THE PROBLEM: Type out all the records word for word. Any pictures are to be left out.

THE RECORDS:

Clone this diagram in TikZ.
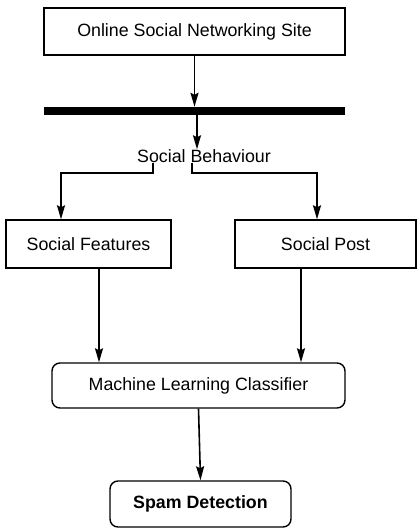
\documentclass[tikz,border=0pt]{standalone}
\usepackage{fontspec}
\setmainfont{Liberation Sans}
\usetikzlibrary{positioning}
\usetikzlibrary{arrows.meta}

\tikzset{
  box/.style={draw, line width=1.4pt, inner sep=0pt, font=\fontsize{17.8}{21}\selectfont},
  rbox/.style={box, rounded corners=8pt},
  flow/.style={line width=1.6pt, ->, >={Stealth[length=14pt,width=8pt,inset=2pt]}}
}

\begin{document}
\begin{tikzpicture}[x=1pt, y=-1pt]
            \useasboundingbox (0,0) rectangle (418,532);

            % Boxes
            \node[box, minimum width=301pt, minimum height=47pt] (site) at (194.5,31.5) {Online Social Networking Site};
            \node[fill=black, inner sep=0pt, minimum width=301pt, minimum height=8pt] (bar) at (194.5,111) {};
            \node[inner sep=0pt, font=\fontsize{17.8}{21}\selectfont] (behav) at (204,156) {Social Behaviour};
            \node[box, minimum width=165pt, minimum height=48pt] (feat) at (88.5,244) {Social Features};
            \node[box, minimum width=181pt, minimum height=48pt] (post) at (325.5,244) {Social Post};
            \node[rbox, minimum width=293pt, minimum height=45pt] (ml) at (198.5,385.5) {Machine Learning Classifier};
            \node[rbox, minimum width=181pt, minimum height=46pt, font=\fontsize{17.8}{21}\selectfont\bfseries] (spam) at (200.5,504) {Spam Detection};

            % Arrows
            \draw[flow] (site.south) -- (site.south |- bar.north);
            \draw[flow] ([xshift=2.5pt]bar.south) -- ([xshift=-7pt]behav.north);
            \draw[flow] ([xshift=-51pt]behav.south) -- ++(0,10) -| ([xshift=-27.5pt]feat.north);
            \draw[flow] ([xshift=-12pt]behav.south) -- ++(0,10) -| ([xshift=-8.5pt]post.north);
            \draw[flow] ([xshift=10.5pt]feat.south) -- ([xshift=10.5pt]feat.south |- ml.north);
            \draw[flow] ([xshift=-24.5pt]post.south) -- ([xshift=-24.5pt]post.south |- ml.north);
            \draw[flow] (ml.south) -- (spam.north);

        \end{tikzpicture}
\end{document}
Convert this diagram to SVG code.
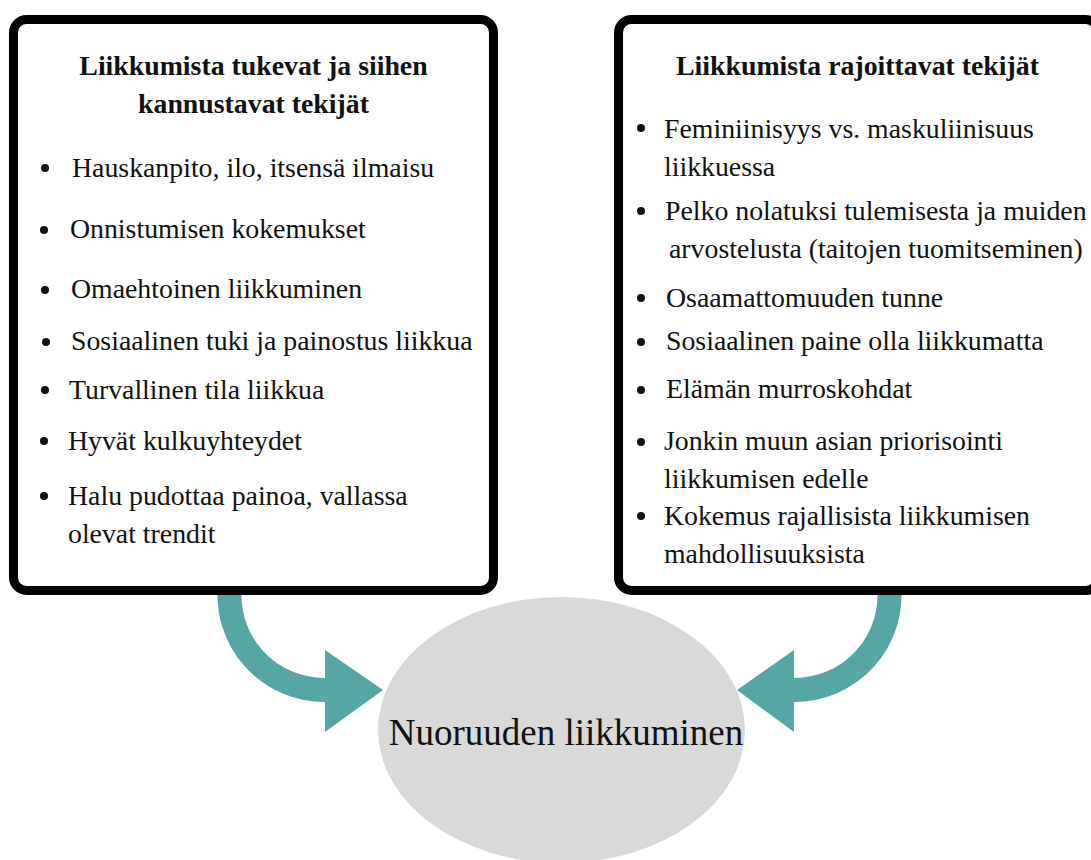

RIGHT ANSWER:
Clone this diagram in TikZ.
\documentclass[tikz,border=0pt]{standalone}
\usepackage{fontspec}
\setmainfont{Liberation Sans}
\usetikzlibrary{positioning}
\usetikzlibrary{arrows.meta}

\tikzset{
  box/.style={draw, line width=1.4pt, inner sep=0pt, font=\fontsize{17.8}{21}\selectfont},
  rbox/.style={box, rounded corners=8pt},
  flow/.style={line width=1.6pt, ->, >={Stealth[length=14pt,width=8pt,inset=2pt]}}
}

\begin{document}
\begin{tikzpicture}[x=1pt, y=-1pt]
            \useasboundingbox (0,0) rectangle (418,532);

            % Boxes
            \node[box, minimum width=301pt, minimum height=47pt] (site) at (194.5,31.5) {Online Social Networking Site};
            \node[fill=black, inner sep=0pt, minimum width=301pt, minimum height=8pt] (bar) at (194.5,111) {};
            \node[inner sep=0pt, font=\fontsize{17.8}{21}\selectfont] (behav) at (204,156) {Social Behaviour};
            \node[box, minimum width=165pt, minimum height=48pt] (feat) at (88.5,244) {Social Features};
            \node[box, minimum width=181pt, minimum height=48pt] (post) at (325.5,244) {Social Post};
            \node[rbox, minimum width=293pt, minimum height=45pt] (ml) at (198.5,385.5) {Machine Learning Classifier};
            \node[rbox, minimum width=181pt, minimum height=46pt, font=\fontsize{17.8}{21}\selectfont\bfseries] (spam) at (200.5,504) {Spam Detection};

            % Arrows
            \draw[flow] (site.south) -- (site.south |- bar.north);
            \draw[flow] ([xshift=2.5pt]bar.south) -- ([xshift=-7pt]behav.north);
            \draw[flow] ([xshift=-51pt]behav.south) -- ++(0,10) -| ([xshift=-27.5pt]feat.north);
            \draw[flow] ([xshift=-12pt]behav.south) -- ++(0,10) -| ([xshift=-8.5pt]post.north);
            \draw[flow] ([xshift=10.5pt]feat.south) -- ([xshift=10.5pt]feat.south |- ml.north);
            \draw[flow] ([xshift=-24.5pt]post.south) -- ([xshift=-24.5pt]post.south |- ml.north);
            \draw[flow] (ml.south) -- (spam.north);

        \end{tikzpicture}
\end{document}
Convert this diagram to SVG code.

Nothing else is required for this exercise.